A browning east: On climate change and the Eastern Ghats

Climate change impact warnings for Eastern Ghats underscore need for forest protection

February 28, 2020 12:02 am | Updated 01:36 am IST

If the Western Ghats are the crown jewels of India’s natural heritage, the Eastern Ghats spread across some 75,000 sq. km. from Odisha to southern Tamil Nadu, play an important dual role: fostering biodiversity and storing energy in trees. In these mountains exist a reservoir of about 3,000 flowering plant species, nearly 100 of them endemic, occurring in the dry deciduous, moist deciduous and semi-evergreen landscapes. Many animals, including tigers and elephants, and some 400 bird species are found in these discontinuous forests that receive an annual average rainfall of 1,200 mm to 1,500 mm. Crucially, many parts, primarily in Odisha, Andhra Pradesh and Tamil Nadu, provide forest produce and ecosystem services to millions. Given the key functions that the lands perform, in modulating climate, fostering biodiversity and providing sustenance, new research findings arguing that the Ghats face a serious threat from climate change, and temperature variations are a cause for worry. It is noteworthy that a disruption of the annual average temperature and diminished rainfall would rob the productivity of these forests, in terms of their ability to store carbon, and provide subsistence material. Existing data point to the impoverishment of areas experiencing rainfall reduction in the driest quarter of the year and a rise in seasonal temperature, through reduced plant species diversity and a dominant role for herbs over trees.
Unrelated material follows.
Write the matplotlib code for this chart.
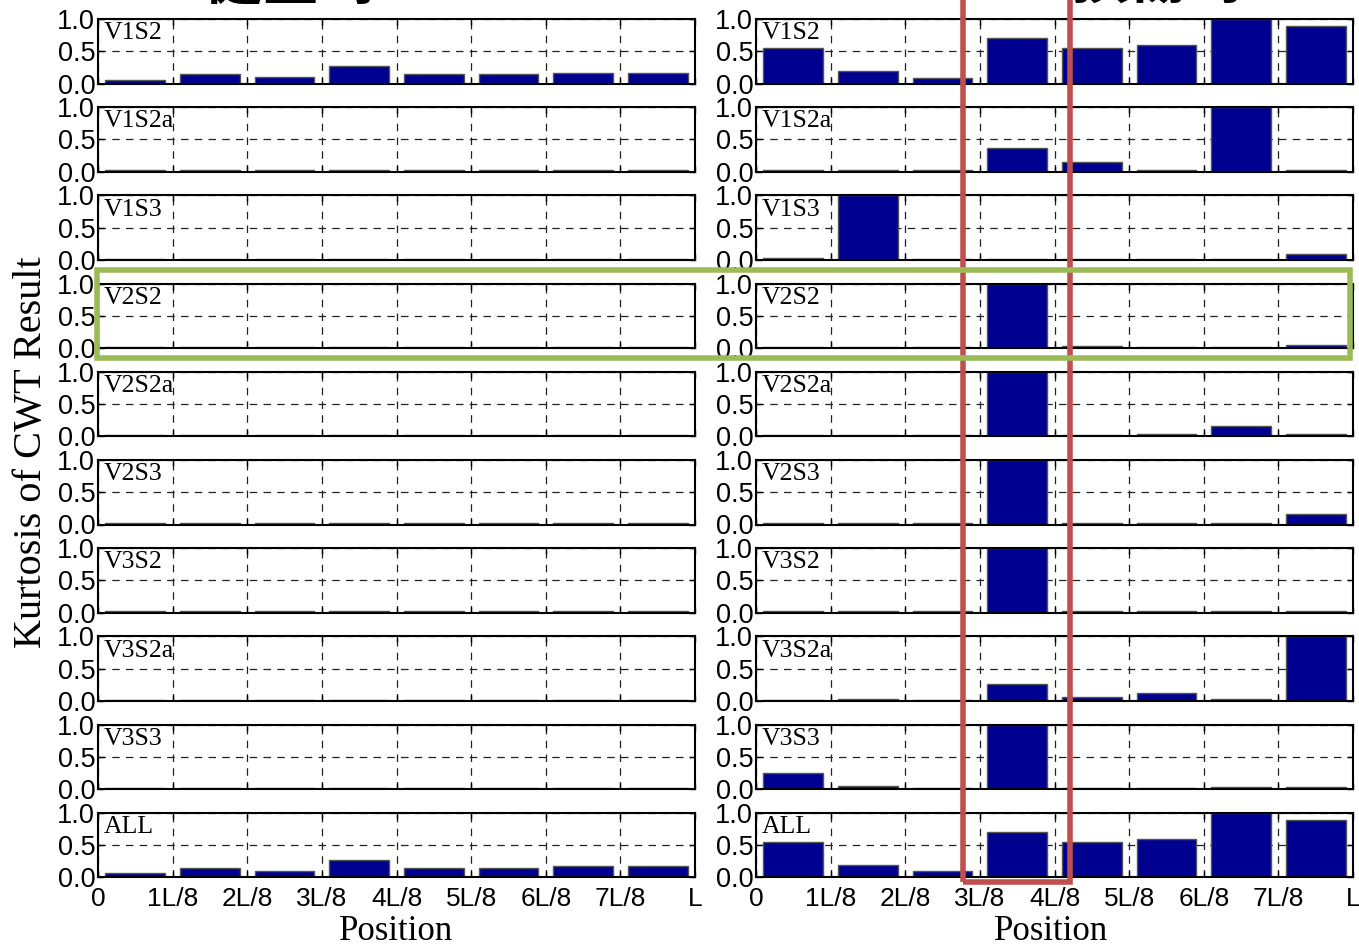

Protecting the Eastern Ghats, which are separated by powerful rivers — the Godavari and Krishna, to name just two — is an ecological imperative. India is committed, under the Paris Agreement on Climate Change, to create an additional carbon sink of 2.5 to 3 billion tonnes through enhanced forest and tree cover. Yet, forest protection policies have often failed dismally. By some estimates, the Ghats have shrunk by 16% over the past century, and just one region, Papikonda National Park, lost about 650 sq. km. in two decades from 1991. Relieving the pressure on forests can be done through policies that reduce extraction of scarce resources and incentivise settled agriculture. Schemes for restoration of forest peripheries through indigenous plant and tree species, matching national commitments, could qualify for international climate finance, and must be pursued. At a broader level, the response to the warnings issued by researchers from IIT Kharagpur, International Crops Research Institute for the Semi-Arid Tropics and the University of Hyderabad in a recent publication on changes to temperature and rainfall calls for decisive steps to mitigate carbon emissions. Improving tree cover nationally is certain to confer multiple benefits, including modulation of the monsoon, improved air quality and wider spaces for biodiversity to persist.